The Chancellor’s decision to radically alter the way in which pension lump sums can be taken has been given a generally favourable welcome.
Buy-to-let specialists particularly will be rubbing their hands as the opportunity for investors with lump sums to invest outside the annuity route begin to flex their new financial muscle by looking to property as a suitable nest egg.
The effects are also likely to filter down to the bridging market and open up further opportunities for growth as the need for refurbishment, development and conversion funding grows.
A recent survey showing that redevelopment business in the market reportedly totalled £1.29bn between April 2013 and April 2014. This is almost double the previous period showing the bridging market in rude health and the growing need for short-term finance in the areas outlined will continue to provide the industry with more fuel for growth.

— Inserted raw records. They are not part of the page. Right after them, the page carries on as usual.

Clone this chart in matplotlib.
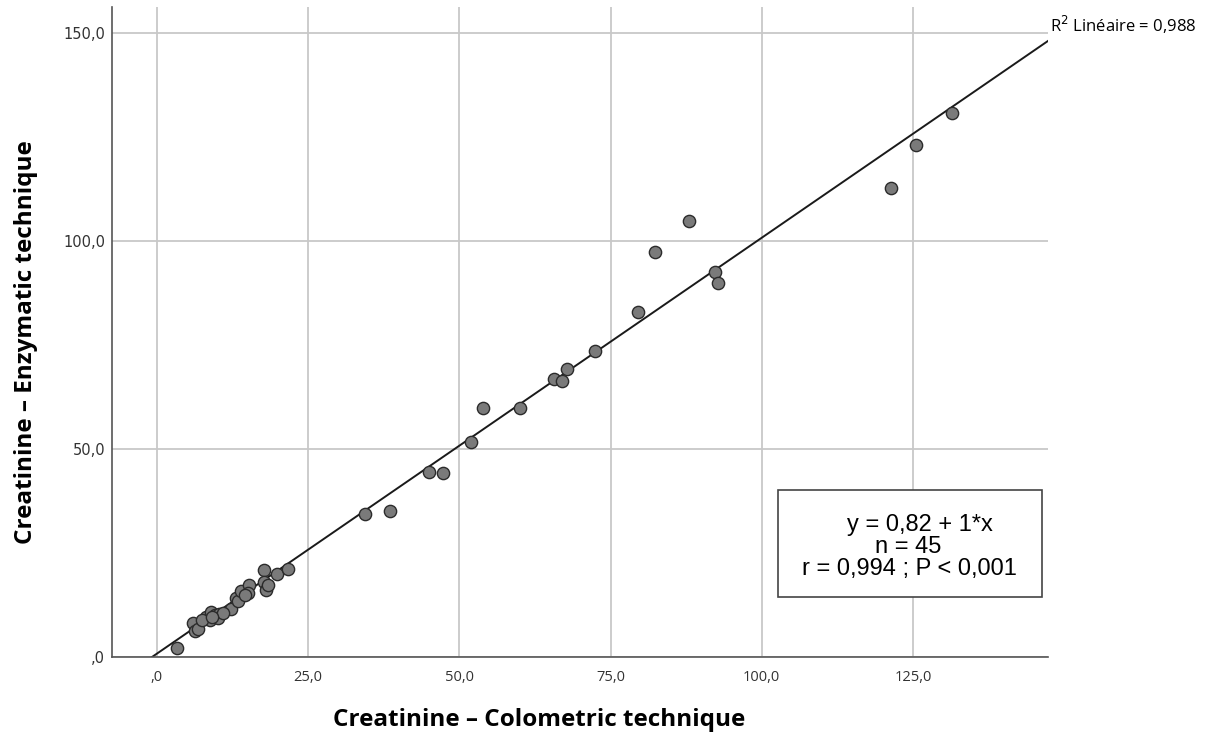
import matplotlib
matplotlib.use("Agg")
import matplotlib.pyplot as plt
from matplotlib.patches import Rectangle
from matplotlib.ticker import FuncFormatter
import numpy as np

# values (creatinine, two techniques)
colometric = [3.4, 6.0, 6.3, 6.8, 8.1, 8.9, 8.8, 9.6, 10.3, 10.1,
              12.2, 13.1, 13.5, 14.0, 15.2, 15.1, 17.7, 17.7, 18.0, 18.4,
              19.9, 21.7, 7.5, 11.0, 14.5, 9.2,
              34.4, 38.5, 45.0, 47.3, 51.9, 53.9, 60.0, 65.6, 67.0, 67.8,
              72.4, 79.6, 82.3, 88.0, 92.2, 92.8, 121.3, 125.5, 131.5]
enzymatic = [2.3, 8.1, 6.3, 6.7, 9.7, 10.9, 8.9, 10.1, 10.3, 9.3,
             11.5, 14.1, 13.5, 15.9, 17.3, 15.3, 20.9, 18.1, 16.1, 17.3,
             19.9, 21.3, 9.0, 10.5, 15.0, 9.6,
             34.3, 35.1, 44.4, 44.2, 51.6, 60.0, 59.9, 66.9, 66.5, 69.2,
             73.6, 82.9, 97.4, 104.9, 92.6, 89.9, 112.7, 123.0, 130.7]

intercept = 0.82
slope = 1.0
x_ticks = [0, 25, 50, 75, 100, 125]
y_ticks = [0, 50, 100, 150]
stats_lines = ["y = 0,82 + 1*x", "n = 45", "r = 0,994 ; P < 0,001"]
r2_label = "R$^2$ Linéaire = 0,988"


def comma_fmt(v, pos):
    s = f"{v:.1f}".replace(".", ",")
    if s.startswith("0,"):
        s = s[1:]
    return s


fig = plt.figure(figsize=(12.06, 7.40), dpi=100)
ax = fig.add_axes([0.0929, 0.112, 0.776, 0.878])

xmin, xmax = -7.4, 147.3
ax.set_xlim(xmin, xmax)
ax.set_ylim(0, 156.2)

ax.set_xticks(x_ticks)
ax.set_yticks(y_ticks)
ax.xaxis.set_major_formatter(FuncFormatter(comma_fmt))
ax.yaxis.set_major_formatter(FuncFormatter(comma_fmt))
ax.grid(True, color="#c8c8c8", linewidth=1.3)
ax.set_axisbelow(True)
for side in ["top", "right"]:
    ax.spines[side].set_visible(False)
for side in ["left", "bottom"]:
    ax.spines[side].set_color("#555555")
    ax.spines[side].set_linewidth(1.2)
ax.tick_params(axis="x", length=0, pad=9, labelsize=10.5,
               labelcolor="#333333", labelfontfamily="Open Sans")
ax.tick_params(axis="y", length=0, pad=5, labelsize=10.5,
               labelcolor="#333333", labelfontfamily="DejaVu Sans")

# fit line
lx = np.array([-intercept / slope, xmax])
ax.plot(lx, intercept + slope * lx, color="#1a1a1a", linewidth=1.4, zorder=2)

ax.scatter(colometric, enzymatic, s=78, facecolor="#7a7a7a",
           edgecolor="#2b2b2b", linewidth=1.0, zorder=3)

ax.text(xmax + 0.4, intercept + slope * xmax + 1.2, r2_label,
        fontsize=12, fontfamily="Open Sans", ha="left", va="bottom",
        clip_on=False)

ax.add_patch(Rectangle((0.7115, 0.0923), 0.2821, 0.1646, transform=ax.transAxes,
                       facecolor="white", edgecolor="#444444", linewidth=1.2,
                       zorder=4))
line_pos = [(0.7853, 0.2031), (0.8152, 0.1692), (0.7372, 0.1354)]
for txt, (tx, ty) in zip(stats_lines, line_pos):
    ax.text(tx, ty, txt, transform=ax.transAxes, ha="left", va="center",
            fontsize=17, fontfamily="Liberation Sans", zorder=5)

ax.set_xlabel("Creatinine – Colometric technique", fontsize=17.5,
              fontweight="bold", fontfamily="Open Sans")
ax.set_ylabel("Creatinine – Enzymatic technique", fontsize=17.5,
              fontweight="bold", fontfamily="Open Sans")
ax.xaxis.set_label_coords(0.456, -0.078)
ax.yaxis.set_label_coords(-0.079, 0.4846)

fig.savefig("out.png", dpi=100)
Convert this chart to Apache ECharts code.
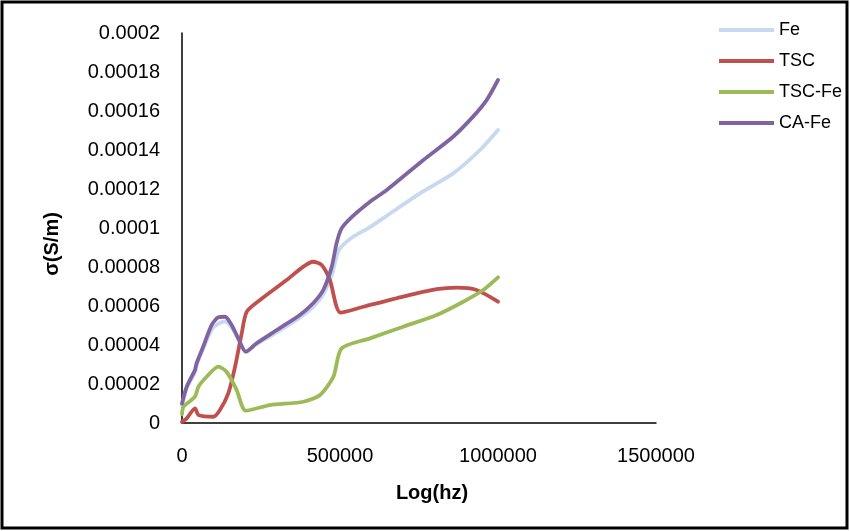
<!DOCTYPE html>
<html>
<head>
<meta charset="utf-8">
<script src="https://cdn.jsdelivr.net/npm/echarts@6/dist/echarts.min.js"></script>
<style>
  html, body { margin: 0; padding: 0; background: #fff; }
  #chart { width: 850px; height: 531px; }
</style>
</head>
<body>
<div id="chart"></div>
<script>
// 数据：[频率, 电导率]
const seriesNames = ['Fe', 'TSC', 'TSC-Fe', 'CA-Fe'];
const seriesColors = ['#C6D9F1', '#C0504D', '#9BBB59', '#8064A2'];

const feData = [
    [0, 0.000009], [15000, 0.000018], [41000, 0.000026], [47000, 0.000030], [67000, 0.000038],
    [94000, 0.000048], [115000, 0.000051], [136000, 0.000052], [157000, 0.000049], [178000, 0.000043],
    [202000, 0.0000365], [236000, 0.0000405], [300000, 0.0000465], [373000, 0.000054], [415000, 0.0000595],
    [447000, 0.000066], [474000, 0.000076], [492000, 0.000087], [505000, 0.0000905], [537000, 0.000095],
    [595000, 0.0001005], [650000, 0.0001065], [753000, 0.0001178], [858000, 0.000128], [943000, 0.00014],
    [1000000, 0.0001503]
];

const tscData = [
    [0, 0.0000005], [15000, 0.0000024], [41000, 0.0000075], [52000, 0.0000041], [99000, 0.0000032],
    [120000, 0.0000067], [146500, 0.0000152], [168000, 0.0000289], [189000, 0.000046], [205000, 0.0000571],
    [247000, 0.0000631], [331000, 0.0000733], [384000, 0.0000802], [415000, 0.0000827], [442000, 0.000081],
    [468000, 0.0000733], [502000, 0.0000566], [574000, 0.0000596], [700000, 0.0000648], [806000, 0.0000686],
    [869000, 0.0000694], [932000, 0.0000682], [1000000, 0.0000622]
];

const tscFeData = [
    [0, 0.0000045], [5000, 0.0000084], [41000, 0.0000135], [52000, 0.0000186], [78000, 0.0000237],
    [115000, 0.0000289], [141000, 0.0000263], [173000, 0.0000169], [202000, 0.0000063], [278000, 0.0000092],
    [384000, 0.0000109], [437000, 0.0000144], [479000, 0.0000237], [505000, 0.0000383], [595000, 0.0000434],
    [700000, 0.0000494], [806000, 0.0000554], [890000, 0.0000622], [953000, 0.0000682], [1000000, 0.0000747]
];

const caFeData = [
    [0, 0.0000100], [15000, 0.0000186], [41000, 0.0000272], [46000, 0.0000306], [67000, 0.0000391],
    [94000, 0.0000503], [115000, 0.0000542], [136000, 0.0000545], [157000, 0.0000503], [178000, 0.0000434],
    [202000, 0.0000366], [236000, 0.0000409], [300000, 0.0000477], [373000, 0.0000554], [415000, 0.0000614],
    [447000, 0.0000682], [474000, 0.0000802], [489000, 0.0000921], [505000, 0.0000998], [537000, 0.0001056],
    [595000, 0.0001135], [648000, 0.0001195], [764000, 0.0001349], [858000, 0.0001468], [921000, 0.0001571],
    [964000, 0.0001656], [1000000, 0.0001759]
];

const allData = [feData, tscData, tscFeData, caFeData];

const chart = echarts.init(document.getElementById('chart'));
chart.setOption({
    animation: false,
    textStyle: { fontFamily: 'Liberation Sans' },
    graphic: [{
        type: 'rect',
        shape: { x: 2, y: 2, width: 845, height: 526 },
        style: { fill: 'none', stroke: '#000', lineWidth: 3 }
    }],
    grid: { left: 182, top: 33, right: 194, bottom: 108 },
    legend: {
        orient: 'vertical',
        left: 719,
        top: 21,
        padding: 0,
        icon: 'rect',
        itemWidth: 55,
        itemHeight: 4,
        itemGap: 13,
        data: seriesNames,
        textStyle: { fontSize: 18, color: '#000' }
    },
    xAxis: {
        type: 'value',
        min: 0,
        max: 1500000,
        interval: 500000,
        name: 'Log(hz)',
        nameLocation: 'middle',
        nameGap: 60,
        nameTextStyle: { fontSize: 20, fontWeight: 'bold', color: '#000', padding: [0, 0, 0, 26] },
        axisLine: { lineStyle: { color: '#000', width: 1.5 } },
        axisTick: { show: false },
        splitLine: { show: false },
        axisLabel: {
            fontSize: 20,
            color: '#000',
            margin: 23,
            formatter: function (v) { return String(v); }
        }
    },
    yAxis: {
        type: 'value',
        min: 0,
        max: 0.0002,
        interval: 0.00002,
        name: 'σ(S/m)',
        nameLocation: 'middle',
        nameRotate: 90,
        nameGap: 120,
        nameTextStyle: { fontSize: 20, fontWeight: 'bold', color: '#000', padding: [0, 32, 0, 0] },
        axisLine: { show: true, lineStyle: { color: '#000', width: 1.5 } },
        axisTick: { show: false },
        splitLine: { show: false },
        axisLabel: {
            fontSize: 20,
            color: '#000',
            margin: 22,
            formatter: function (v) { return String(Number(v.toPrecision(6))); }
        }
    },
    series: seriesNames.map(function (name, i) {
        return {
            name: name,
            type: 'line',
            data: allData[i],
            smooth: 0.25,
            symbol: 'none',
            color: seriesColors[i],
            lineStyle: { width: 3.8, color: seriesColors[i], cap: 'round', join: 'round' }
        };
    })
});
</script>
</body>
</html>
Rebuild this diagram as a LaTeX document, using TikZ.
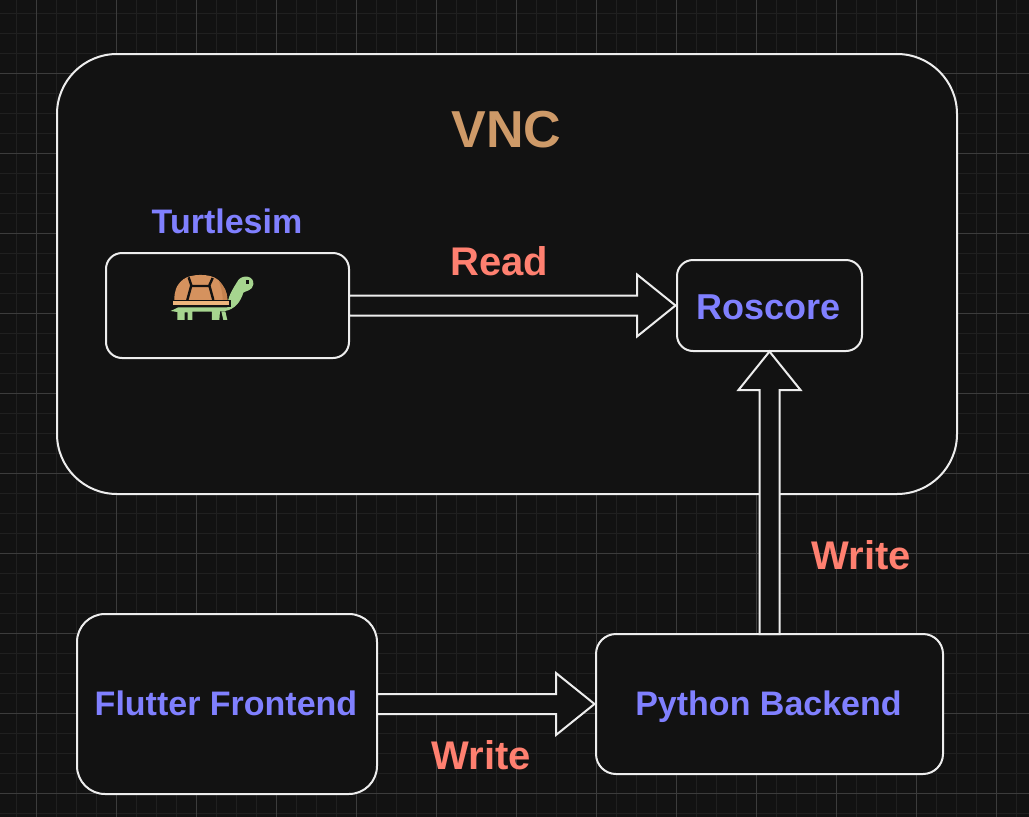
\documentclass[tikz,border=0pt]{standalone}
\usepackage{fontspec}
\setmainfont{Liberation Sans}
\definecolor{bg}{HTML}{121212}
\definecolor{gridminor}{HTML}{202020}
\definecolor{gridmajor}{HTML}{3C3C3C}
\definecolor{edge}{HTML}{EDEDED}
\definecolor{blue1}{HTML}{8080FF}
\definecolor{salmon}{HTML}{FF8070}
\definecolor{tan1}{HTML}{CE9A68}
\definecolor{shell}{HTML}{D5925E}
\definecolor{shelld}{HTML}{C4824F}
\definecolor{rim}{HTML}{EDB57C}
\definecolor{green1}{HTML}{A6D58F}
\tikzset{
  box/.style={draw=edge,line width=2pt,fill=bg,outer sep=0pt,inner sep=0pt,text=blue1,font=\bfseries\fontsize{34}{40}\selectfont},
  blockarr/.style={draw=edge,line width=2pt,fill=bg,line join=miter},
  lab/.style={font=\bfseries\fontsize{40}{48}\selectfont,text=salmon,inner sep=0pt},
}
\begin{document}
\begin{tikzpicture}[x=1pt,y=-1pt]
\useasboundingbox (0,0) rectangle (1029,817);
\fill[bg] (0,0) rectangle (1029,817);
\foreach \i in {0,...,51} \draw[gridminor,line width=1.2pt] ({16.5+20*\i},0) -- ({16.5+20*\i},817);
\foreach \i in {0,...,40} \draw[gridminor,line width=1.2pt] (0,{13.5+20*\i}) -- (1029,{13.5+20*\i});
\foreach \i in {0,...,12} \draw[gridmajor,line width=1pt] ({36.5+80*\i},0) -- ({36.5+80*\i},817);
\foreach \i in {0,...,9} \draw[gridmajor,line width=1pt] (0,{73.5+80*\i}) -- (1029,{73.5+80*\i});

\node[box,rounded corners=60pt,minimum width=900pt,minimum height=440pt] (vnc) at (507,274) {};
\node[font=\bfseries\fontsize{52}{60}\selectfont,text=tan1,inner sep=0pt] (vnct) at (506.5,130) {VNC};
\node[box,rounded corners=16pt,minimum width=243pt,minimum height=105pt] (tsim) at (227.5,305.5) {};
\node[text=blue1,font=\bfseries\fontsize{34}{40}\selectfont,inner sep=0pt] (tsimt) at (227,221) {Turtlesim};
\node[box,rounded corners=16pt,minimum width=185pt,minimum height=91pt,text height=27pt,text depth=0pt,font=\bfseries\fontsize{36}{42}\selectfont] (ros) at (769.5,305.5) {\kern-2pt Roscore};
\node[box,rounded corners=28pt,minimum width=300pt,minimum height=180pt,text depth=2pt] (flut) at (227,704) {\kern-2pt Flutter Frontend};
\node[box,rounded corners=20pt,minimum width=347pt,minimum height=140pt,text height=25pt,text depth=2pt] (py) at (769.5,704) {\kern-2pt Python Backend};

% block arrows
\draw[blockarr] (tsim.east) ++(0,-10) -- ++(288,0) -- ++(0,-21) -- ++(38.5,31) -- ++(-38.5,31) -- ++(0,-21) -- ++(-288,0) -- cycle;
\draw[blockarr] (flut.east) ++(0,-10) -- ++(179,0) -- ++(0,-21) -- ++(38.5,31) -- ++(-38.5,31) -- ++(0,-21) -- ++(-179,0) -- cycle;
\draw[blockarr] (py.north) ++(-10,0) -- ++(0,-244) -- ++(-21,0) -- ++(31,-38.5) -- ++(31,38.5) -- ++(-21,0) -- ++(0,244) -- cycle;

\node[lab] (l1) at (499.5,261) {Read};
\node[lab] (l2) at (861.5,555) {Write};
\node[lab] (l3) at (481.5,755) {Write};

% turtle
\begin{scope}[shift={(140,250)},x=0.3333pt,y=-0.3333pt]
\fill[green1] (92,183) -- (115,172) -- (262,172) .. controls (262,140) and (278,118) .. (295,90) .. controls (310,72) and (343,78) .. (340,103) .. controls (338,122) and (318,122) .. (310,128) .. controls (302,155) and (285,178) .. (255,183) -- (240,184) -- (238,210) -- (216,210) -- (216,185) -- (157,185) -- (157,210) -- (143,210) -- (143,187) -- (134,187) -- (134,210) -- (112,210) -- (112,186) -- cycle;
\fill[green1] (244,184) -- (256,184) -- (262,210) -- (250,210) -- cycle;
\fill[bg] (319,89) rectangle (327,103);
\fill[shell] (103,150) .. controls (103,125) and (108,105) .. (130,88) .. controls (150,72) and (210,68) .. (235,90) .. controls (252,108) and (262,125) .. (262,150) -- cycle;
\fill[shelld] (236,92) .. controls (252,108) and (262,125) .. (262,150) -- (248,150) .. controls (248,125) and (242,108) .. (236,92) -- cycle;
\draw[bg,line width=2.4pt] (146,82) -- (154,106) -- (142,150) (218,84) -- (208,106) -- (220,150) (154,108) -- (208,108);
\fill[bg] (94,149) rectangle (272,170);
\fill[rim] (98,154) rectangle (267,165);
\end{scope}
\end{tikzpicture}
\end{document}
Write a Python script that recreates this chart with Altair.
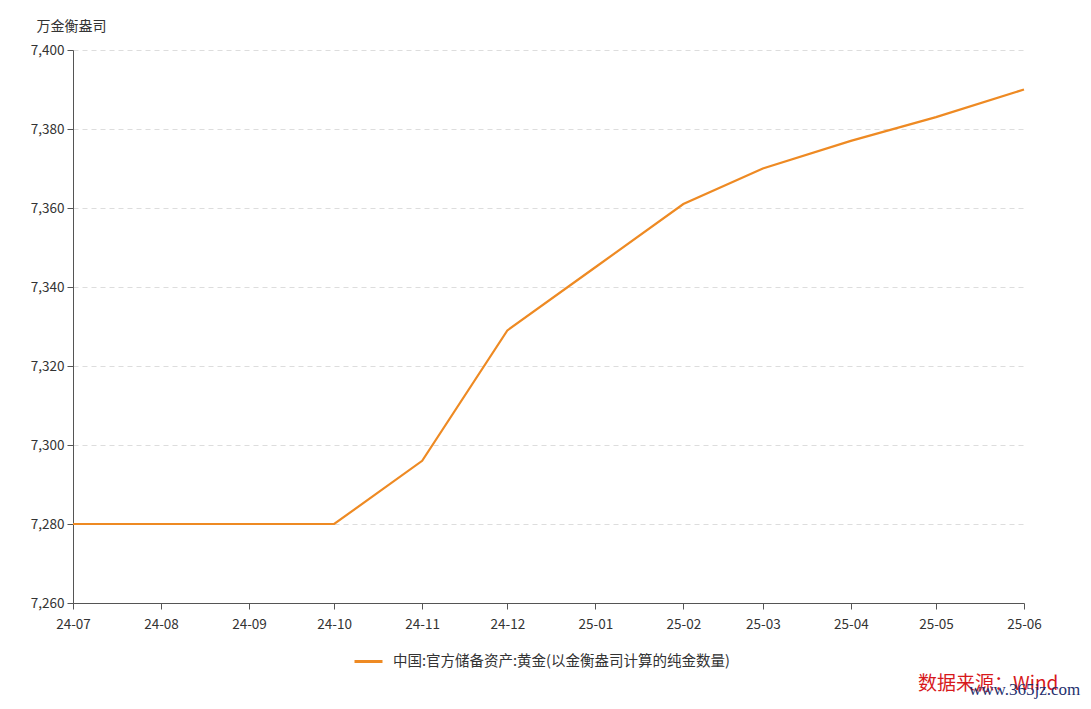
import altair as alt
import pandas as pd

months = ["2024-07-01", "2024-08-01", "2024-09-01", "2024-10-01", "2024-11-01", "2024-12-01",
          "2025-01-01", "2025-02-01", "2025-03-01", "2025-04-01", "2025-05-01", "2025-06-01"]
values = [7280, 7280, 7280, 7280, 7296, 7329, 7345, 7361, 7370, 7377, 7383, 7390]
series_name = "中国:官方储备资产:黄金(以金衡盎司计算的纯金数量)"
y_ticks = [7260, 7280, 7300, 7320, 7340, 7360, 7380, 7400]
unit_label = "万金衡盎司"
source_label = "数据来源：Wind"
watermark = "www.365jz.com"

df = pd.DataFrame({"date": months, "value": values, "series": [series_name] * len(months)})

FONT = "Noto Sans CJK SC"
tick_dates = [alt.DateTime(year=int(m[:4]), month=int(m[5:7]), date=1, utc=True) for m in months]

line = alt.Chart(df).mark_line(strokeWidth=2.2, color="#EE8A23").encode(
    x=alt.X("date:T",
            scale=alt.Scale(type="utc", domain=[tick_dates[0], tick_dates[-1]], nice=False),
            axis=alt.Axis(title=None, labelExpr="utcFormat(datum.value, '%y-%m')", values=tick_dates,
                          grid=False, domainColor="#555", tickColor="#555", tickSize=6,
                          labelFlush=False, labelOverlap=False,
                          labelColor="#333", labelFontSize=13.5, labelPadding=8, labelFont=FONT)),
    y=alt.Y("value:Q",
            scale=alt.Scale(domain=[7260, 7400], nice=False, zero=False),
            axis=alt.Axis(title=unit_label, titleAngle=0, titleAlign="left", titleX=-37, titleY=-20,
                          titleBaseline="alphabetic", titleFontWeight="normal", titleFontSize=14,
                          titleColor="#333", titleFont=FONT,
                          values=y_ticks, labelExpr="format(datum.value, ',')",
                          grid=True, gridDash=[5, 4], gridColor="#DDDDDD",
                          domainColor="#555", tickColor="#555", tickSize=6, labelColor="#333",
                          labelFontSize=13.5, labelPadding=3, labelFont=FONT)),
    color=alt.Color("series:N", scale=alt.Scale(domain=[series_name], range=["#EE8A23"]),
                    legend=alt.Legend(title=None, orient="none", legendX=280, legendY=596,
                                      symbolType="stroke", symbolStrokeWidth=3, symbolSize=784,
                                      labelOffset=9,
                                      labelFontSize=14.5, labelColor="#333", labelFont=FONT,
                                      labelLimit=700)),
)

src = alt.Chart(pd.DataFrame({"t": [source_label]})).mark_text(
    align="left", baseline="alphabetic", fontSize=19, color="#D7191C", font=FONT
).encode(x=alt.value(845), y=alt.value(640), text="t:N")

wm = alt.Chart(pd.DataFrame({"t": [watermark]})).mark_text(
    align="left", baseline="alphabetic", fontSize=17, color="#1F2F6E", font="Liberation Serif"
).encode(x=alt.value(896), y=alt.value(645), text="t:N")

chart = alt.layer(line, src, wm).properties(
    width=951, height=553,
    background="white",
    autosize=alt.AutoSizeParams(type="none"),
    padding={"left": 65, "top": 42, "right": 59, "bottom": 98},
).configure_view(stroke=None)

chart.save("out.html", embed_options={"renderer": "svg", "actions": False})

With the economy already flagging a move away from its reliance on a low base rate, bridging demand will be largely unaffected. The cost of funds will have an impact on headline rates. But the short-term nature of the product means that unless there are huge hikes which will affect lending market appetite overall, the transactional basis of the business is unlikely to be affected.
The bridging market is a facilitator. The growth of the refurbishment part of the sector would suggest that in the absence of other viable sources of short-term funding, the existing bridging lenders would be able to absorb rate rises without losing demand.
Any new lender looking to launch today will face an already competitive arena. Trying to bring something new to a market that has matured quickly will be a test.
With rates competitively priced and product specification unlikely to move further down the route of increasing LTVs, taking on a higher risk profile can only pique the interest of the regulator who is already taking a long look at bridging. It would be foolhardy or naive to want to try that particular path without a Plan B.